→ Supplied records
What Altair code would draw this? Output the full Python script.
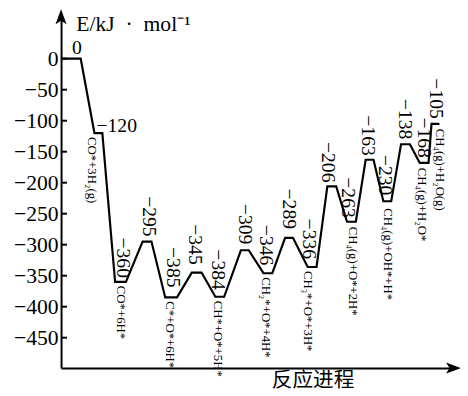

--

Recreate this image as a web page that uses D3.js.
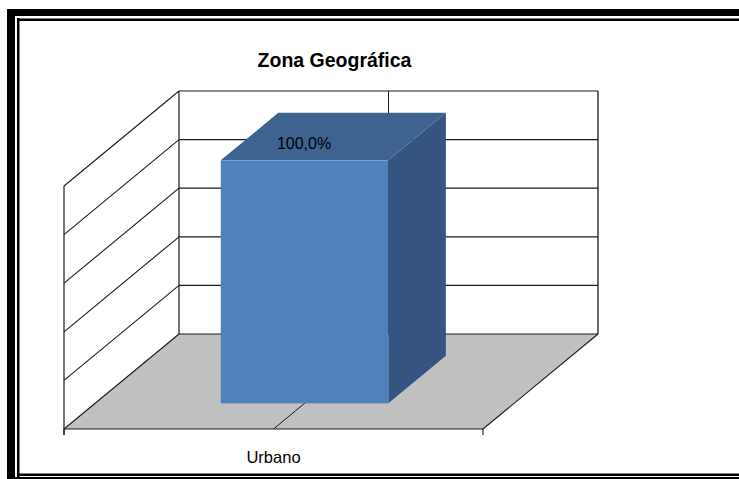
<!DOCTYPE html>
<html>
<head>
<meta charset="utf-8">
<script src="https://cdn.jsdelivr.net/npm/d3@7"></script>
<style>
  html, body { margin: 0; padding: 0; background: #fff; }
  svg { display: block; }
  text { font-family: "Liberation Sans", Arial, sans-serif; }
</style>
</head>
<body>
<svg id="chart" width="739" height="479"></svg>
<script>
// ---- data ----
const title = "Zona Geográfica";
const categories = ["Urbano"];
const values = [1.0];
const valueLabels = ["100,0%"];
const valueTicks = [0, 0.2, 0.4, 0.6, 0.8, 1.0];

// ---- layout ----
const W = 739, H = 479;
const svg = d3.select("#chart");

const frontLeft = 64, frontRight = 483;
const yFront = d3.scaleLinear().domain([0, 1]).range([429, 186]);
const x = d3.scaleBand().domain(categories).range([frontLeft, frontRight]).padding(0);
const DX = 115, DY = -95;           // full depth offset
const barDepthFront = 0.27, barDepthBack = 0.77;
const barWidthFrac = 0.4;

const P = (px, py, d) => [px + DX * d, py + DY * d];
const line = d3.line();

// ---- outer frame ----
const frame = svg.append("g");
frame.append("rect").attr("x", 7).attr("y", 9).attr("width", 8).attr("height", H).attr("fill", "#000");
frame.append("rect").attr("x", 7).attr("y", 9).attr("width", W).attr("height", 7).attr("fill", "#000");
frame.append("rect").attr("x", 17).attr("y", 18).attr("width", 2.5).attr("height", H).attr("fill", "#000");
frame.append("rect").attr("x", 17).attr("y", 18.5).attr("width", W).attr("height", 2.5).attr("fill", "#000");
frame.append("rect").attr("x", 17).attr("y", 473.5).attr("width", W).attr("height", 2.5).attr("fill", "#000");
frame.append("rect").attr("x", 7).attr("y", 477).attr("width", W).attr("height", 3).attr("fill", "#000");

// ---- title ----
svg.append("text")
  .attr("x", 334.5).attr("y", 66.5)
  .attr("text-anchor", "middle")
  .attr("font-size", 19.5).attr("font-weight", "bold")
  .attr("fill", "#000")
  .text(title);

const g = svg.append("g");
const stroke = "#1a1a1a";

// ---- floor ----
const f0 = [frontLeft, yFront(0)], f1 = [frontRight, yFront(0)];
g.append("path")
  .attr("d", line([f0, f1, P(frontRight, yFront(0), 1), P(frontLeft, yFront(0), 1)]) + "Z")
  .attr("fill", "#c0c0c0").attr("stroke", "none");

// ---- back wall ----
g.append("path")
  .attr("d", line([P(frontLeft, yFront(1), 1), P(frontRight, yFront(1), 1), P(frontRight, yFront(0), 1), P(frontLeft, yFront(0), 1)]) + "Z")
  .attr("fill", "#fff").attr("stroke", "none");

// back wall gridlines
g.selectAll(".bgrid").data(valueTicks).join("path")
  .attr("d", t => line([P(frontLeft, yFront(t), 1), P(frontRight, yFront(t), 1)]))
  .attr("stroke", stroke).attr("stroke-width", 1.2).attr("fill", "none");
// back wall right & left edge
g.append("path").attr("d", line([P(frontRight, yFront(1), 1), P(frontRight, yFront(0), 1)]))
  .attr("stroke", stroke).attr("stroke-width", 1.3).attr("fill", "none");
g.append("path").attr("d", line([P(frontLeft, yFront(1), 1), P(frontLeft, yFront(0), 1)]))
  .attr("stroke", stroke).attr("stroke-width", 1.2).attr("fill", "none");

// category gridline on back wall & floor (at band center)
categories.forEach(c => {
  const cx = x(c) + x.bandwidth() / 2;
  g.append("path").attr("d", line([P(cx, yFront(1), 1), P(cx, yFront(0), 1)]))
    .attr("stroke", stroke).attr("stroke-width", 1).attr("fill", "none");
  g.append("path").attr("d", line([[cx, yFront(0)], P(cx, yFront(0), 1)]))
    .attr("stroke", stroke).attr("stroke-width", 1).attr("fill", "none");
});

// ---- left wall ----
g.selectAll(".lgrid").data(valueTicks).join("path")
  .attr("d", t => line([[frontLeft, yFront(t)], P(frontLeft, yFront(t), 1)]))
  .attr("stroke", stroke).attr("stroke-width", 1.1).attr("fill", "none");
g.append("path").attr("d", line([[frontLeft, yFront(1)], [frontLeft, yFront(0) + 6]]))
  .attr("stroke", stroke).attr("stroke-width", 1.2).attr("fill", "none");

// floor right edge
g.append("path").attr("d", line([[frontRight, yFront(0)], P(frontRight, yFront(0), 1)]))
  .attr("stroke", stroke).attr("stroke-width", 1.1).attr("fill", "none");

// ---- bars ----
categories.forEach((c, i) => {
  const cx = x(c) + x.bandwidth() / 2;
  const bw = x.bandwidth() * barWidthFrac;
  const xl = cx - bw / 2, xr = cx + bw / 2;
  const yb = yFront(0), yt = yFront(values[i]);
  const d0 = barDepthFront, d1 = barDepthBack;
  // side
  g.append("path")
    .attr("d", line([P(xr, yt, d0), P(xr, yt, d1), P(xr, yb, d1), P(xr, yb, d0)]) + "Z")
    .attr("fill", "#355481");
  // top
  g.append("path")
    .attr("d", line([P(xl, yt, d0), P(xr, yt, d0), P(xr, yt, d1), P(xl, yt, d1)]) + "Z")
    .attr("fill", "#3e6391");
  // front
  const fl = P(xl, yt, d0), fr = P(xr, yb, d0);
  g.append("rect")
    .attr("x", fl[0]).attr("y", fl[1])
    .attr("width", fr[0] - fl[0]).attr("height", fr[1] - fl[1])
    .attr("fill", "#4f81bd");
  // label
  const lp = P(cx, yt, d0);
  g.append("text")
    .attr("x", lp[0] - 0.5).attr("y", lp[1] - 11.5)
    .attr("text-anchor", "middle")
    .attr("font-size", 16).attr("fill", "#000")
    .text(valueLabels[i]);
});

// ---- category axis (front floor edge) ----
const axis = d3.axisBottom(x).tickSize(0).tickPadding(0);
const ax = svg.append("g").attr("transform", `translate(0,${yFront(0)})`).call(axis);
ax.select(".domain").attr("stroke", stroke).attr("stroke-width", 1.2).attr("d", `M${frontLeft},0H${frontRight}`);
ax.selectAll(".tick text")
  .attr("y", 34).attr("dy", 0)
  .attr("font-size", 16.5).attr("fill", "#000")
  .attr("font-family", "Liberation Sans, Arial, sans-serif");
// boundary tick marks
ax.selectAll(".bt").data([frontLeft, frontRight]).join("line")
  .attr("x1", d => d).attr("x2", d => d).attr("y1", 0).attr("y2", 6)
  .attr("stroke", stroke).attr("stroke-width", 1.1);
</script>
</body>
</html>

→ What the task requires
Point out every line holding the string "script" and copy it.

→ Exercise answer
What Altair code would draw this? Output the full Python script.
<script src="https://cdn.jsdelivr.net/npm/d3@7"></script>
<script>
</script>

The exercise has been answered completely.